我深知在舆论环境的恶化之下,这次开庭面临的处境也会比上一次更艰难:如果有人再次来到现场支持我,会被认为是我们在顶风作案,如果这次没有人来现场支持我,则会被认为是做贼心虚,不敢再犯。

他们的目的,正是利用恐惧与威胁,将我们隔绝、让我们孤立,让带着泪水的声音无法再有回响,彻底消失在空寂里。

2020年12月2号那天一直给我一种痛苦与温暖交织的复杂回忆,我有时甚至认为我应该在法庭外面,和大家一起站在寒风里;而不是坐在法庭里,十多个小时无法进食,在身体与精神崩溃的边缘还要应付对方律师的羞辱与法院毫不遮掩的敷衍。

但是我必须进入法庭,进入一个被指控者从未出现的地方,将我最羞耻的身体记忆袒露在全然陌生的人们面前,去等待他们来衡量这是否足够真实,我始终认为这是我之于公众的义务:先竭尽自己的全力,再接受一个答案。

然而这一切并非易事,从2018年我走进法院递交起诉书时,满心期待自己会得到胜利;到2021年的今天,我相信自己走进法院的样子,却只祈祷能得到程序上的些许正义,与一个人应得的基本尊严。

“不要温和地走进那个良夜”,我知道这句诗,却不知道当一个人必须如此前进时,该怀着怎样的心情。
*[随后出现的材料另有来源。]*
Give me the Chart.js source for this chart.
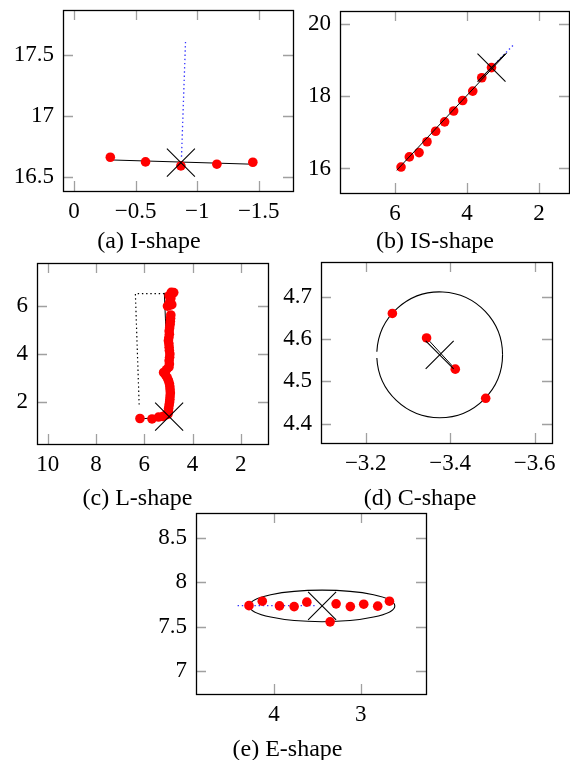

在官司进行过半后,我情绪上的感知已接近麻木,因为理智要求必须如此,否则就无法坚持下去。

但无论黑夜还是光明,对受过伤害的人来说,痛苦都是始终存在的;无论我的案子结果如何,性别暴力的受害者都依然有自己的困境需要解决。而越是黑暗的瞬间,痛苦的人们越是需要被用力拥抱。

我会坚持我的官司、坚持我应该得到公正的对待,怀着向前走的勇气,不忘曾被拥抱的心情。